I don't see Ansanelli bearing much of a resemblance to Fonteyn looks wise, other than they both have dark hair.

True, but Ansanelli is a dancer. (If the makers of "Isadora" back in the Sixties had cast Lynn Seymour as in the title role, she wouldn't have been an exact physical match, but in spirit and style she would have been as close to Isadora as anyone could have gotten.)

Duff also strikes me as a little young for the movie's time frame described in the article - she will be playing the middle aged Fonteyn, not the young dancer. So in the best of all possible worlds a suitable mature ballerina would be cast in the role, although no one springs to mind offhand.

It may be, of course, that the filmmakers don't intend on showing much if any dancing, in which case the project would indeed be worth very little....

Thanks for commenting, everyone! Keep posting.

(Edited to note that my comment was in response to Old Fashioned's post and not Helene's, which I didn't see before posting, and so I've altered this post slightly to reflect that.)

Has anyone out there seen the DVD "MARGOT"? It is a complete coverage of her life and dancing thus no need for a movie, i.e a phony portrait.
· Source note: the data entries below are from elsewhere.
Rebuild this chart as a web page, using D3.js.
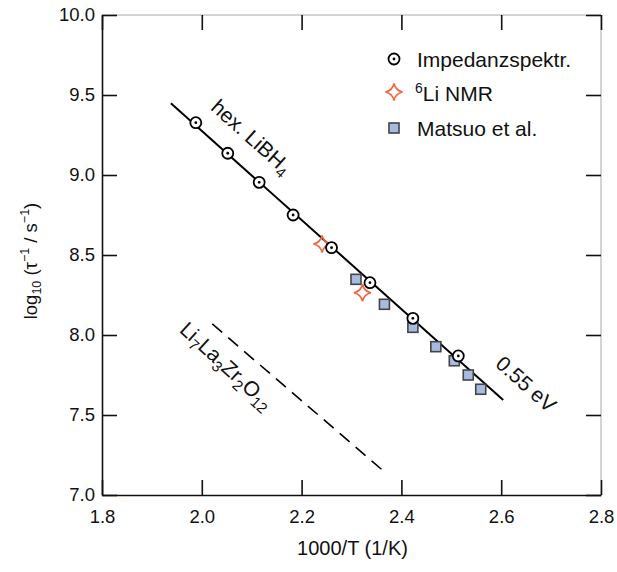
<!DOCTYPE html>
<html>
<head>
<meta charset="utf-8">
<script src="https://cdn.jsdelivr.net/npm/d3@7"></script>
<style>
  body { margin: 0; background: #fff; }
  text { font-family: "Liberation Sans", Arial, Helvetica, sans-serif; fill: #111; }
</style>
</head>
<body>
<div id="chart"></div>
<script>
// Relaxation rates of hex. LiBH4 vs inverse temperature (Arrhenius plot)
const xTicks = [1.8, 2.0, 2.2, 2.4, 2.6, 2.8];
const yTicks = [7.0, 7.5, 8.0, 8.5, 9.0, 9.5, 10.0];

// Impedanzspektr. (circles)
const impX = [1.988, 2.052, 2.115, 2.183, 2.260, 2.337, 2.423, 2.514];
const impY = [9.327, 9.136, 8.954, 8.750, 8.546, 8.327, 8.104, 7.869];
// 6Li NMR (stars)
const nmrX = [2.241, 2.322];
const nmrY = [8.569, 8.264];
// Matsuo et al. (squares)
const matX = [2.309, 2.366, 2.423, 2.469, 2.506, 2.534, 2.559];
const matY = [8.348, 8.192, 8.048, 7.927, 7.839, 7.750, 7.661];
// 0.55 eV fit line and Li7La3Zr2O12 reference line (end points)
const fitX = [1.938, 2.604];
const fitY = [9.448, 7.594];
const llzoX = [2.021, 2.372];
const llzoY = [8.069, 7.129];

(function(){
  const W = 617, H = 572;
  const margin = {top:15, right:16, bottom:77, left:102};
  const width = W - margin.left - margin.right;
  const height = H - margin.top - margin.bottom;

  const svg = d3.select('#chart').append('svg').attr('width', W).attr('height', H);
  const g = svg.append('g').attr('transform', `translate(${margin.left},${margin.top})`);

  const x = d3.scaleLinear().domain([1.8, 2.8]).range([0, width]);
  const y = d3.scaleLinear().domain([7.0, 10.0]).range([height, 0]);
  const fmt = d3.format('.1f');
  const tickLen = 15;

  // light frame on top/right
  g.append('path').attr('d', `M0,0H${width}V${height}`)
    .attr('fill', 'none').attr('stroke', '#aaa').attr('stroke-width', 1);

  // axes with inward ticks
  const axB = g.append('g').attr('transform', `translate(0,${height})`)
    .call(d3.axisBottom(x).tickValues(xTicks).tickFormat(fmt).tickSizeInner(-tickLen).tickSizeOuter(0).tickPadding(15));
  const axL = g.append('g')
    .call(d3.axisLeft(y).tickValues(yTicks).tickFormat(fmt).tickSizeInner(-tickLen).tickSizeOuter(0).tickPadding(7));
  const axR = g.append('g').attr('transform', `translate(${width},0)`)
    .call(d3.axisRight(y).tickValues(yTicks).tickSizeInner(-tickLen).tickSizeOuter(0).tickFormat(''));
  const axT = g.append('g')
    .call(d3.axisTop(x).tickValues(xTicks).tickSizeInner(-tickLen).tickSizeOuter(0).tickFormat(''));
  [axR, axT].forEach(a => a.select('.domain').remove());
  [axB, axL, axR, axT].forEach(a => {
    a.selectAll('path').attr('stroke', '#111').attr('stroke-width', 1.6);
    a.selectAll('line').attr('stroke', '#111').attr('stroke-width', 1.6);
    a.selectAll('text').style('font-size', '18.5px').attr('fill', '#111');
  });

  // axis titles
  svg.append('text').attr('x', margin.left + width / 2 + 1).attr('y', 555)
    .attr('text-anchor', 'middle').style('font-size', '20px').text('1000/T (1/K)');
  const yl = svg.append('text').attr('transform', 'translate(37,261) rotate(-90)')
    .attr('text-anchor', 'middle').style('font-size', '18.5px');
  yl.append('tspan').text('log');
  yl.append('tspan').text('10').style('font-size', '12.5px').attr('dy', 4);
  yl.append('tspan').text(' (τ').attr('dy', -4);
  yl.append('tspan').text('−1').style('font-size', '12.5px').attr('dy', -8);
  yl.append('tspan').text(' / s').attr('dy', 8);
  yl.append('tspan').text('−1').style('font-size', '12.5px').attr('dy', -8);
  yl.append('tspan').text(')').attr('dy', 8);

  // lines
  const line = d3.line().x(d => x(d[0])).y(d => y(d[1]));
  g.append('path').datum(d3.zip(fitX, fitY)).attr('d', line)
    .attr('fill', 'none').attr('stroke', '#000').attr('stroke-width', 2);
  g.append('path').datum(d3.zip(llzoX, llzoY)).attr('d', line)
    .attr('fill', 'none').attr('stroke', '#000').attr('stroke-width', 1.6).attr('stroke-dasharray', '13,8');

  // markers
  const starR = 8.5, sc = starR * 0.18;
  const starPath = `M0,${-starR}Q${sc},${-sc} ${starR},0Q${sc},${sc} 0,${starR}Q${-sc},${sc} ${-starR},0Q${-sc},${-sc} 0,${-starR}Z`;
  const starCol = '#f0653f';
  const sqFill = '#a7bbe0', sqStroke = '#444';

  function drawSquares(sel, data) {
    sel.selectAll(null).data(data).enter().append('rect')
      .attr('x', d => x(d[0]) - 5).attr('y', d => y(d[1]) - 5)
      .attr('width', 10).attr('height', 10)
      .attr('fill', sqFill).attr('stroke', sqStroke).attr('stroke-width', 1.6);
  }
  function drawCircles(sel, data) {
    const c = sel.selectAll(null).data(data).enter().append('g')
      .attr('transform', d => `translate(${x(d[0])},${y(d[1])})`);
    c.append('circle').attr('r', 5.5).attr('fill', '#fff').attr('stroke', '#000').attr('stroke-width', 1.8);
    c.append('circle').attr('r', 1.4).attr('fill', '#000');
  }
  function drawStars(sel, data) {
    sel.selectAll(null).data(data).enter().append('path')
      .attr('transform', d => `translate(${x(d[0])},${y(d[1])})`)
      .attr('d', starPath).attr('fill', 'none').attr('stroke', starCol).attr('stroke-width', 1.6);
  }
  drawSquares(g, d3.zip(matX, matY));
  drawStars(g, d3.zip(nmrX, nmrY));
  drawCircles(g, d3.zip(impX, impY));

  // rotated annotations
  const angFit = Math.atan2(y(fitY[1]) - y(fitY[0]), x(fitX[1]) - x(fitX[0])) * 180 / Math.PI;
  const angLl = Math.atan2(y(llzoY[1]) - y(llzoY[0]), x(llzoX[1]) - x(llzoX[0])) * 180 / Math.PI + 2;
  function note(px, py, ang) {
    return g.append('text').attr('transform', `translate(${x(px)},${y(py)}) rotate(${ang})`)
      .attr('text-anchor', 'middle').style('font-size', '21px');
  }
  const t1 = note(2.090, 9.205, angFit);
  t1.append('tspan').text('hex. LiBH');
  t1.append('tspan').text('4').style('font-size', '15px').attr('dy', 5);
  note(2.640, 7.659, angFit).text('0.55 eV');
  const t3 = note(2.040, 7.775, angLl);
  [['Li', ''], ['7', 's'], ['La', ''], ['3', 's'], ['Zr', ''], ['2', 's'], ['O', ''], ['12', 's']].forEach(([s, k], i) => {
    const ts = t3.append('tspan').text(s);
    if (k === 's') ts.style('font-size', '15px').attr('dy', 5);
    else if (i > 0) ts.attr('dy', -5);
  });

  // legend
  const lg = svg.append('g');
  const legX = 394, textX = 417;
  const legY = [59, 92, 128];
  drawCircles(lg.append('g').attr('transform', `translate(${legX - x(impX[0])},${legY[0] - y(impY[0])})`), [[impX[0], impY[0]]]);
  lg.append('text').attr('x', textX).attr('y', legY[0] + 8).style('font-size', '21px').text('Impedanzspektr.');
  lg.append('path').attr('transform', `translate(${legX},${legY[1]})`).attr('d', starPath)
    .attr('fill', 'none').attr('stroke', starCol).attr('stroke-width', 1.6);
  const nmr = lg.append('text').attr('x', textX - 2).attr('y', legY[1] + 9).style('font-size', '21px');
  nmr.append('tspan').text('6').style('font-size', '14px').attr('dy', -8);
  nmr.append('tspan').text('Li NMR').attr('dy', 8);
  lg.append('rect').attr('x', legX - 5).attr('y', legY[2] - 5).attr('width', 10).attr('height', 10)
    .attr('fill', sqFill).attr('stroke', sqStroke).attr('stroke-width', 1.6);
  lg.append('text').attr('x', textX).attr('y', legY[2] + 8).style('font-size', '21px').text('Matsuo et al.');
})();
</script>
</body>
</html>
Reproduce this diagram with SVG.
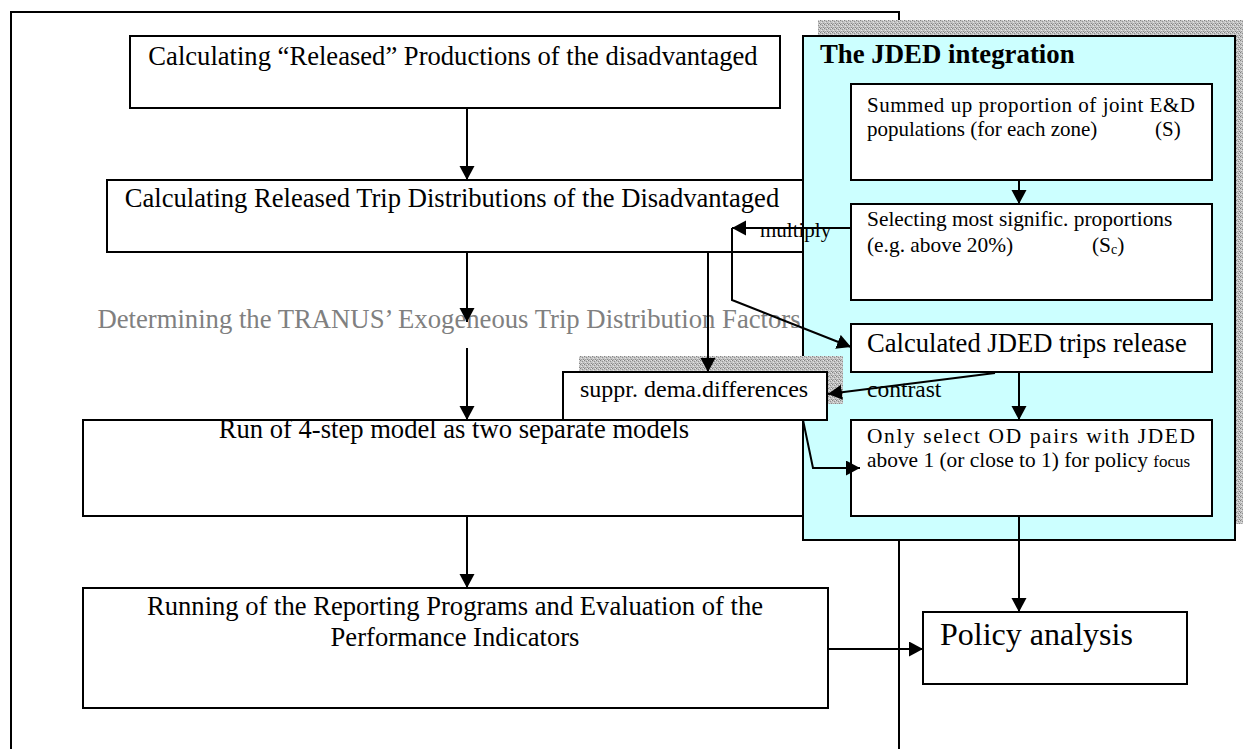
<svg xmlns="http://www.w3.org/2000/svg" width="1247" height="749" viewBox="0 0 1247 749">
<defs>
<style>
.box{fill:#fff;stroke:#000;stroke-width:2}
.t{font-family:"Liberation Serif","Times New Roman",serif;fill:#000}
.ln{fill:none;stroke:#000;stroke-width:2}
</style>
<pattern id="shade" width="4" height="4" patternUnits="userSpaceOnUse">
<rect width="4" height="4" fill="#c4c4c4"/>
<rect x="0" y="0" width="1" height="1" fill="#808080"/>
<rect x="2" y="1" width="1" height="1" fill="#909090"/>
<rect x="1" y="2" width="1" height="1" fill="#e4e4e4"/>
<rect x="3" y="3" width="1" height="1" fill="#888888"/>
<rect x="3" y="0" width="1" height="1" fill="#e8e8e8"/>
<rect x="1" y="3" width="1" height="1" fill="#a0a0a0"/>
</pattern>
<marker id="ah" markerUnits="userSpaceOnUse" markerWidth="16" markerHeight="16" refX="14" refY="7.5" orient="auto">
<path d="M0,0 L14,7.5 L0,15 z" fill="#000"/>
</marker>
</defs>

<g id="frame">
<polyline class="ln" points="11,749 11,12 899,12 899,749"/>
</g>

<g id="n-released-productions">
<rect class="box" x="130" y="36" width="650" height="72"/>
<text class="t" x="453" y="65" font-size="26.6" text-anchor="middle">Calculating “Released” Productions of the disadvantaged</text>
</g>

<g id="n-released-distributions">
<rect class="box" x="107" y="180" width="710" height="72"/>
<text class="t" x="452" y="207" font-size="26.6" text-anchor="middle">Calculating Released Trip Distributions of the Disadvantaged</text>
</g>

<g id="n-determining">
<text class="t" x="449" y="328" font-size="26.7" text-anchor="middle" style="fill:#808080">Determining the TRANUS’ Exogeneous Trip Distribution Factors</text>
</g>

<g id="n-run">
<rect class="box" x="83" y="420" width="745" height="96"/>
<text class="t" x="454" y="438" font-size="26.6" text-anchor="middle">Run of 4-step model as two separate models</text>
</g>

<g id="n-running">
<rect class="box" x="83" y="588" width="745" height="120"/>
<text class="t" x="455" y="615" font-size="26.6" text-anchor="middle">Running of the Reporting Programs and Evaluation of the</text>
<text class="t" x="455" y="646" font-size="26.6" text-anchor="middle">Performance Indicators</text>
</g>

<g id="n-jded-panel">
<rect x="818" y="20" width="425" height="504" fill="url(#shade)"/>
<rect x="803" y="36" width="432" height="504" fill="#ccffff" stroke="#000" stroke-width="2"/>
<text class="t" x="820" y="63" font-size="26.8" font-weight="bold">The JDED integration</text>
</g>

<g id="n-summed">
<rect class="box" x="851" y="84" width="361" height="96"/>
<text class="t" x="867" y="112" font-size="21" textLength="328" lengthAdjust="spacing">Summed up proportion of joint E&amp;D</text>
<text class="t" x="867" y="136" font-size="21">populations (for each zone)</text>
<text class="t" x="1155" y="136" font-size="21">(S)</text>
</g>

<g id="n-selecting">
<rect class="box" x="851" y="204" width="361" height="96"/>
<text class="t" x="867" y="226" font-size="21.4">Selecting most signific. proportions</text>
<text class="t" x="867" y="252" font-size="21.4">(e.g. above 20%)</text>
<text class="t" x="1092" y="252" font-size="21.4">(S<tspan font-size="14" dy="2">c</tspan><tspan dy="-2">)</tspan></text>
</g>

<g id="n-calculated">
<rect class="box" x="851" y="324" width="361" height="48"/>
<text class="t" x="867" y="352" font-size="26.6">Calculated JDED trips release</text>
</g>

<g id="n-only-select">
<rect class="box" x="851" y="420" width="361" height="96"/>
<text class="t" x="867" y="443" font-size="21.4" textLength="328" lengthAdjust="spacing">Only select OD pairs with JDED</text>
<text class="t" x="867" y="467" font-size="21.4">above 1 (or close to 1) for policy <tspan font-size="17">focus</tspan></text>
</g>

<g id="n-suppr">
<rect x="579" y="356" width="264" height="48" fill="url(#shade)"/>
<rect class="box" x="563" y="372" width="264" height="48"/>
<text class="t" x="580" y="397" font-size="24">suppr. dema.differences</text>
</g>

<g id="n-policy">
<rect class="box" x="923" y="612" width="264" height="72"/>
<text class="t" x="940" y="645" font-size="32">Policy analysis</text>
</g>

<g id="connectors">
<line class="ln" x1="467" y1="108" x2="467" y2="180" marker-end="url(#ah)"/>
<line class="ln" x1="467" y1="252" x2="467" y2="322" marker-end="url(#ah)"/>
<line class="ln" x1="467" y1="348" x2="467" y2="420" marker-end="url(#ah)"/>
<line class="ln" x1="467" y1="516" x2="467" y2="588" marker-end="url(#ah)"/>
<line class="ln" x1="828" y1="649" x2="923" y2="649" marker-end="url(#ah)"/>
<line class="ln" x1="708" y1="252" x2="708" y2="372" marker-end="url(#ah)"/>
<line class="ln" x1="1019" y1="180" x2="1019" y2="204" marker-end="url(#ah)"/>
<line class="ln" x1="1019" y1="372" x2="1019" y2="420" marker-end="url(#ah)"/>
<line class="ln" x1="1019" y1="516" x2="1019" y2="612" marker-end="url(#ah)"/>
<line class="ln" x1="851" y1="228" x2="732" y2="228" marker-end="url(#ah)"/>
<polyline class="ln" points="732,228 732,300 851,347" marker-end="url(#ah)"/>
<line class="ln" x1="995" y1="373" x2="828" y2="394" marker-end="url(#ah)"/>
<polyline class="ln" points="803,420 813,468 860,468" marker-end="url(#ah)"/>
<text class="t" x="760" y="237" font-size="21">multiply</text>
<text class="t" x="867" y="397" font-size="23.5">contrast</text>
</g>
</svg>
Nana: Yes,Smitty I have it and frequently watch it, everytime I do so, it is so "real" it brings memories flooding back. By the end I feel emotionally drained, as I can remember speaking to Margo before and after the performances, I had to be on duty to surpervise the costumes side of things. She was a relly lovely person, and I also knew Ruddi, I still have a pressed red carnation he gave me after a show (Raymonda) at The Baalbek Festival in The Lebanon. Poor Margo after such a long and dedicated career and her loyalty to a non deserving husband.The terrible suffering she endured at the end of her life, is heart braking I also have Meredith Daneman's Book.